VESTIDA DE PRIMAVERA

Nesses mais recentes dias do espocar das flores é impossível andar pelas ruas e não tornarmos nossos olhos mais atentos ao entorno que invernalmente nos passaria despercebido.

É como fotografar a alegria com os olhos.

A primavera é sempre uma explosão de formas e cores e mesmo numa cidade como São Paulo, algo enfisematosa, que se esforça para respirar e cuja resiliência ecológica resfolegante parece ser seu maior desafio de existência, a natureza tropicalíssima mostra seu coração de mãe vestida de primavera a nos iluminar ao cinza, como fogos no céu duma noite de festa, em toda a sua biodiversidade legitimada...por entre uma atmosfera cada vez mais seca e poluída.

Ando pelas ruas e, mesmo se não fosse eu uma brasileira, não tardaria a perceber que por elas a primavera grita e impõe a sua nacionalidade em tons vibrantes de verdes e amarelos multiformes, sob dias ensolarados de céu anil em meio a floculados de brancas e escassas nuvens.

Além dos Ipês amarelos, árvores simbolo nacional que pontuam em cada esquina de cada pedacinho de terra, a que se salvou milagrosamente da impermeabilização transloucada da cidade, aqui pelas ruas do meu bairro vejo uma enormidade de outras árvores de copas vastas e folhas verdíssimas e gigantes que possuem uma densa florada de florzinhas amarelas e que lá de cima se soltam com a brisa parca a chover bem delicadamente um vasto tapete amarelo ao pé de suas raízes, onde elegantes beija-flores pairam com malabaristas para sugar o último néctar da vida floral que decai tão rapidamente ao solo.

São muitos amarelos que tocam o céu por aqui, e parece que a Sibipiruna (Caesalpinia pluviosa) é a variedade que mais se vê dentre outras que não consigo identificar lá no alto.

Vez ou outra um "Jacarandá Mimoso" e imponente contrasta o cenário e distribui suas delicadas rendas florais lilazes, como se nos avisasse que os tons das primaveras também podem se tingir de nuanças dum roxo quaresmeiro a nos conscientizar dos cantos com toques invernais da cidade às vezes só "travestida" de primavera....

É preciso escutar o reclame das flores...

As patas- de- vacas, árvores florais que já se vão dum inverno quente e seco, sedentas despencam em queda livre suas folhas enferrujadas que cobrem o asfalto rachado de sol a nos delatar que falta equilibrio ecológico na cidade grande.

Parecem doentes condenados à morte súbita...
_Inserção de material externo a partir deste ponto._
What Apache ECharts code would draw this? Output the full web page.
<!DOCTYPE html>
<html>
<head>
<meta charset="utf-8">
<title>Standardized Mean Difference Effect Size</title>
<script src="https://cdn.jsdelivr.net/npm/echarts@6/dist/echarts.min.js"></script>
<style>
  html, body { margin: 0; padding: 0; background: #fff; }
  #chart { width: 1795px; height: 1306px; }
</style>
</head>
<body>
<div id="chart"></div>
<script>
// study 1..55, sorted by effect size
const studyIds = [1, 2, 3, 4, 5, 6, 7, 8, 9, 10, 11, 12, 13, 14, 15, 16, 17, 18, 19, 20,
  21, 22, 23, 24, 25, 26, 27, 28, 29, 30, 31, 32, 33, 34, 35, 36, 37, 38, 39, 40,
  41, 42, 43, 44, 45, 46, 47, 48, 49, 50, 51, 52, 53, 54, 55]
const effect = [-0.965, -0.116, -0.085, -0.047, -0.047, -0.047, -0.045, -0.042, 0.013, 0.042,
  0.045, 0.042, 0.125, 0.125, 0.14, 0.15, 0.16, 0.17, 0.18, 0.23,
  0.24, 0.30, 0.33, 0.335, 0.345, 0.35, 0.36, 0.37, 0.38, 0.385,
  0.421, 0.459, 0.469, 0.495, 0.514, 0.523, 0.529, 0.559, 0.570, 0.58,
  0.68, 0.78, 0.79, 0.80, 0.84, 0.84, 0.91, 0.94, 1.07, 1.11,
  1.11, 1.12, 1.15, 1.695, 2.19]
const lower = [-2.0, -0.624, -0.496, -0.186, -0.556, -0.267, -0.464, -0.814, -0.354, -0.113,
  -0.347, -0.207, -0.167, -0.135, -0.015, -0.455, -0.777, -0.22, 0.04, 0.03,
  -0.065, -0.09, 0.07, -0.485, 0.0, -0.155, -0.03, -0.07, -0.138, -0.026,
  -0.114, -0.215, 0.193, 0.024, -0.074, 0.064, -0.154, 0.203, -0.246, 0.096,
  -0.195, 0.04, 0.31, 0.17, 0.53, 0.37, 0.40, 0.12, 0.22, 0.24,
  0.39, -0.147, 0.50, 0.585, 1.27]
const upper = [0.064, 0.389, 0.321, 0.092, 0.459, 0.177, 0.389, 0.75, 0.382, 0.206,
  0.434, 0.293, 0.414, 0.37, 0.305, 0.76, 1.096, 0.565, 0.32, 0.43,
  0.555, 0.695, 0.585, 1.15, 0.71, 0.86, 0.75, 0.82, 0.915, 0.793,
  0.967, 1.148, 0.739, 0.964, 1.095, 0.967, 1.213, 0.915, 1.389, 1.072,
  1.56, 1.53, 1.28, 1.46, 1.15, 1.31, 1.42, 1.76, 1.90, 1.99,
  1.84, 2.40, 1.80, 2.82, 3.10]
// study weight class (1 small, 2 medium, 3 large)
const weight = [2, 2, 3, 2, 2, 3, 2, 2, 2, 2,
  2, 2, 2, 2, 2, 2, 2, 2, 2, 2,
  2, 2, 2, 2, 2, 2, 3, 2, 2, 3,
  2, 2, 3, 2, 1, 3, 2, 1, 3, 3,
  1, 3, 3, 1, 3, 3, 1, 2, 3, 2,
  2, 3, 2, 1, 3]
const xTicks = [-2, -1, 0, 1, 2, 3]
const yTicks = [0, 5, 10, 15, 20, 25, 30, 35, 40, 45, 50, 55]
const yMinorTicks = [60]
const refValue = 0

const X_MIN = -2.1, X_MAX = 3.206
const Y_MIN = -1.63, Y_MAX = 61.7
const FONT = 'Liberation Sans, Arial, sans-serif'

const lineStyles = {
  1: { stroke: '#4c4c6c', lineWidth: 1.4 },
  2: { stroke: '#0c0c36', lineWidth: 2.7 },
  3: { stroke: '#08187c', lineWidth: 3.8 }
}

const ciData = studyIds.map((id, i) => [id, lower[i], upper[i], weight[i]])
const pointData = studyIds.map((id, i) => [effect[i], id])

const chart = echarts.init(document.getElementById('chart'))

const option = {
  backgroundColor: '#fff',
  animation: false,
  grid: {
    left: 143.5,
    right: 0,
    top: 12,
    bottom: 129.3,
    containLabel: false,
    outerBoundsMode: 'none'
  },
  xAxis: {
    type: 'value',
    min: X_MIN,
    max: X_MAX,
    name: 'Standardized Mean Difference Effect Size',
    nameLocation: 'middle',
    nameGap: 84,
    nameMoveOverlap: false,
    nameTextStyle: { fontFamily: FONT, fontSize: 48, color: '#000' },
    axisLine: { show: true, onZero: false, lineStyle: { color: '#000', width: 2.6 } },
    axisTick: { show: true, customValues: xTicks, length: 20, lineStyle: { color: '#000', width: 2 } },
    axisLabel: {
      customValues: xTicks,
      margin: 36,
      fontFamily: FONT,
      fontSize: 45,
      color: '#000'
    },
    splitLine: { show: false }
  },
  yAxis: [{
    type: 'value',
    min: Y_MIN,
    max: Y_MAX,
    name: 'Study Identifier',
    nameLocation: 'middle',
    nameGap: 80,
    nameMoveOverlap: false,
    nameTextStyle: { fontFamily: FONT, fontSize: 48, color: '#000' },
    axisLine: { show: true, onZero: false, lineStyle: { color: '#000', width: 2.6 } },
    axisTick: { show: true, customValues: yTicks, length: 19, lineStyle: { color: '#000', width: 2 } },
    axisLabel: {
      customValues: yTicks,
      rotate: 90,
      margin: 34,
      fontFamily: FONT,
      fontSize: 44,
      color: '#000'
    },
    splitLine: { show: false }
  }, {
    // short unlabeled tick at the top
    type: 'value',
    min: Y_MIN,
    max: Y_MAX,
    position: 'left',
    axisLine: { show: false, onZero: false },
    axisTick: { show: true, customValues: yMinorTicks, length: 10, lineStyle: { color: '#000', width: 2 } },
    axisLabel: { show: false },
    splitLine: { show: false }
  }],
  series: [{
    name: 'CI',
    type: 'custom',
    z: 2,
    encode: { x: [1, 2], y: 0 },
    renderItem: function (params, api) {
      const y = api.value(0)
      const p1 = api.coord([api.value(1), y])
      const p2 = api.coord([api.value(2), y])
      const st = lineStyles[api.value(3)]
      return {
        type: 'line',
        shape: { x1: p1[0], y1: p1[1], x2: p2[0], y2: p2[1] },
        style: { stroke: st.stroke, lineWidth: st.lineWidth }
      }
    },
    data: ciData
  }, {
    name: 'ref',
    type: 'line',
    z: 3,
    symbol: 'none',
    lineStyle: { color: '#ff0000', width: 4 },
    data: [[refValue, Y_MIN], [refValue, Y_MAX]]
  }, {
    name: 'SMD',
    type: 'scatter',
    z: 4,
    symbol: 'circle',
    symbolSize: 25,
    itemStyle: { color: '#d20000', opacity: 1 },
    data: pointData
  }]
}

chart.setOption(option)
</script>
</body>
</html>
Todavia , a primavera é sempre a estação pós inverno, e a natureza sabe e nos ensina que no reciclar das estações está a erudita poética de se reciclar o milagre da vida.

Contudo, sinto que algo mudou na dinâmica dos passarinhos e por um momento analógico me lembrei da fatídica " primavera árabe", em que o cenário dos seres apenas parecia só flores...
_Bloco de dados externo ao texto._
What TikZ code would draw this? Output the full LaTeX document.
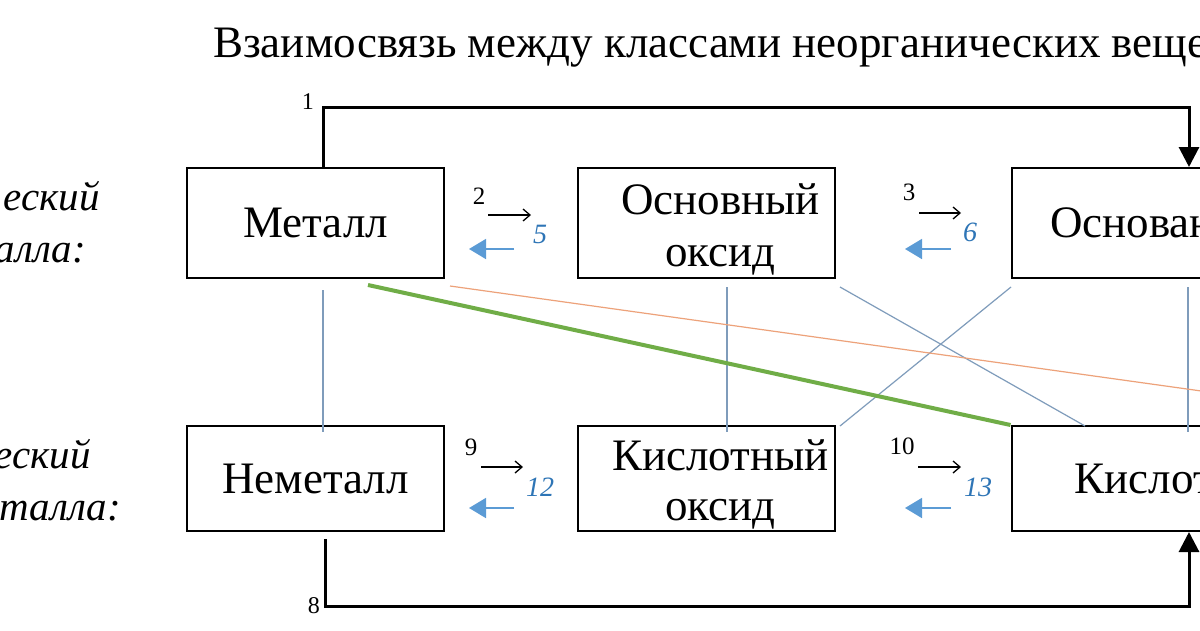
\documentclass[tikz,border=0pt]{standalone}
\usepackage{fontspec}
\setmainfont{Liberation Serif}
\usetikzlibrary{arrows.meta}
\definecolor{thinblue}{HTML}{7F9CBB}
\definecolor{arrblue}{HTML}{5B9BD5}
\definecolor{numblue}{HTML}{2E75B6}
\definecolor{lgreen}{HTML}{70AD47}
\definecolor{lorange}{HTML}{EDA27A}
\newcommand{\tpad}{\hspace*{28pt}}
\tikzset{
  box/.style={draw=black, line width=2pt, fill=white, minimum width=257pt, minimum height=110pt, inner sep=0pt, font=\fontsize{45}{52}\selectfont, align=center},
  lowbox/.style={box, minimum height=105pt},
  mainconn/.style={draw=black, line width=3pt},
  thinline/.style={draw=thinblue, line width=1.2pt},
  barrow/.style={draw=arrblue, line width=1.6pt, -{Triangle[length=17pt,width=20pt]}},
  rarrow/.style={draw=black, line width=1.3pt, -{Straight Barb[length=7pt,width=12pt]}},
  supnum/.style={inner sep=0pt, font=\fontsize{25}{27}\selectfont},
  subnum/.style={inner sep=0pt, text=numblue, font=\fontsize{28}{30}\selectfont\itshape},
  sidelab/.style={inner sep=0pt, anchor=base east, font=\fontsize{41}{44}\selectfont\itshape},
  lab/.style={inner sep=0pt, font=\fontsize{24}{26}\selectfont}
}
\begin{document}
\begin{tikzpicture}[x=1pt,y=-1pt]
\useasboundingbox (0,0) rectangle (1200,630);
\clip (0,0) rectangle (1200,630);
\fill[white] (0,0) rectangle (1200,630);

% title
\node[inner sep=0pt, anchor=base west, font=\fontsize{45}{49}\selectfont] (title) at (213,57) {Взаимосвязь между классами неорганических веществ};

% side labels
\node[sidelab] (s1) at (100,210) {еский};
\node[sidelab] (s2) at (86,262) {алла:};
\node[sidelab] (s3) at (91,468) {еский};
\node[sidelab] (s4) at (121,520) {талла:};

% boxes
\node[box] (met) at (315.5,223) {Металл};
\node[box, text depth=0pt] (bo) at (706.5,223) {\raisebox{-4pt}{\tpad Основный}\\\raisebox{-4pt}{\tpad оксид}};
\node[box] (osn) at (1140,223) {\tpad Основание};
\node[lowbox] (nem) at (315.5,478.5) {Неметалл};
\node[lowbox, text depth=0pt, font=\fontsize{45}{50}\selectfont] (ko) at (706.5,478.5) {\raisebox{-3pt}{\tpad Кислотный}\\\raisebox{-3pt}{\tpad оксид}};
\node[lowbox] (kis) at (1140,478.5) {\tpad Кислота};

% thin cross lines
\coordinate (m1) at (323,290);
\coordinate (m2) at (323,432);
\draw[thinline] (m1) -- (m2);
\coordinate (b1) at (727,287);
\coordinate (b2) at (727,432);
\draw[thinline] (b1) -- (b2);
\coordinate (d1) at (840,287);
\coordinate (d2) at (1085,426);
\draw[thinline] (d1) -- (d2);
\coordinate (e1) at (1011,287);
\coordinate (e2) at (840,426);
\draw[thinline] (e1) -- (e2);
\coordinate (v1) at (1188,287);
\coordinate (v2) at (1188,432);
\draw[thinline] (v1) -- (v2);
\coordinate (o1) at (450,286);
\coordinate (o2) at (1280,402);
\draw[draw=lorange, line width=1.2pt] (o1) -- (o2);
\coordinate (g1) at (368,285);
\draw[draw=lgreen, line width=4pt] (g1) -- (kis.north west);

% main connectors
\coordinate (t1) at (323,107);
\coordinate (t2) at (1189,107);
\draw[mainconn, -{Triangle[length=20pt,width=20pt]}] (met.north -| t1) -- (t1) -- (t2) -- (osn.north -| t2);
\node[lab, anchor=south east] (l1) at (314,110) {1};
\coordinate (u0) at (325,539);
\coordinate (u1) at (325,606);
\coordinate (u2) at (1189,606);
\draw[mainconn, -{Triangle[length=20pt,width=20pt]}] (u0) -- (u1) -- (u2) -- (kis.south -| u2);
\node[lab, anchor=east] (l8) at (320,606) {8};

% reaction numbers and arrows (top)
\node[supnum] (n2) at (479,196) {2};
\coordinate (a2s) at (488,215);
\coordinate (a2e) at (531,215);
\draw[rarrow] (a2s) -- (a2e);
\node[subnum] (n5) at (540,234) {5};
\coordinate (p2s) at (514,249);
\coordinate (p2e) at (469,249);
\draw[barrow] (p2s) -- (p2e);

\node[supnum] (n3) at (909,192) {3};
\coordinate (a3s) at (919,213);
\coordinate (a3e) at (961,213);
\draw[rarrow] (a3s) -- (a3e);
\node[subnum] (n6) at (970,232) {6};
\coordinate (p3s) at (951,249);
\coordinate (p3e) at (905,249);
\draw[barrow] (p3s) -- (p3e);

% reaction numbers and arrows (bottom)
\node[supnum] (n9) at (471,447) {9};
\coordinate (a9s) at (481,467);
\coordinate (a9e) at (523,467);
\draw[rarrow] (a9s) -- (a9e);
\node[subnum] (n12) at (540,487) {12};
\coordinate (p9s) at (514,508);
\coordinate (p9e) at (469,508);
\draw[barrow] (p9s) -- (p9e);

\node[supnum] (n10) at (902,446) {10};
\coordinate (a10s) at (918,467);
\coordinate (a10e) at (961,467);
\draw[rarrow] (a10s) -- (a10e);
\node[subnum] (n13) at (978,487) {13};
\coordinate (p10s) at (951,508);
\coordinate (p10e) at (905,508);
\draw[barrow] (p10s) -- (p10e);
\end{tikzpicture}
\end{document}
Pássaros vários que dormem nos galhos frescos para normalmente cantarem suas flores já na madrugada tardia, aqui aceleram o relógio biológico do seu grito primaveril e parecem insones pelo tempo...

Sinto que os Sabiás estão "stressados" e bem mais cedo se esguelam nas janelas como se intuíssem o ataque à biodiversidade tão castigada por aqui.

Não podia ser diferente.

Na minha cidade, a exemplo, a epidemia de arranha-céus disputa as alturas com as Sibipirunas e afins; uma cidade versada como "de concreto", longe da Sampa dos versos de sempre, onde máquinas de terra planagem expulsam os passarinhos do seu habitat e os jogam ao léu dum destino triste exatamente como, num rito paradoxal, pessoas sem abrigo e pelas calçadas são desalojadas do seu direito à vida.

E é assim que a primavera brasileira nos chega à minha cidade, uma megalópole cosmopolita, sempre a espera para novamente se vestir no milagre de novas flores rumo às quentes cores dum verão cada vez mais estufado.

Então, em homenagem à festa "verde-amarela" das ruas, resolvi escrever, quase numa prosa poética, o meu intuito de parafrasear a mesma poesia que já foi cantada nos versos da nossa História:

" ...aqui lhe escrevo primavera, só para não dizerem que não chorei pelas flores".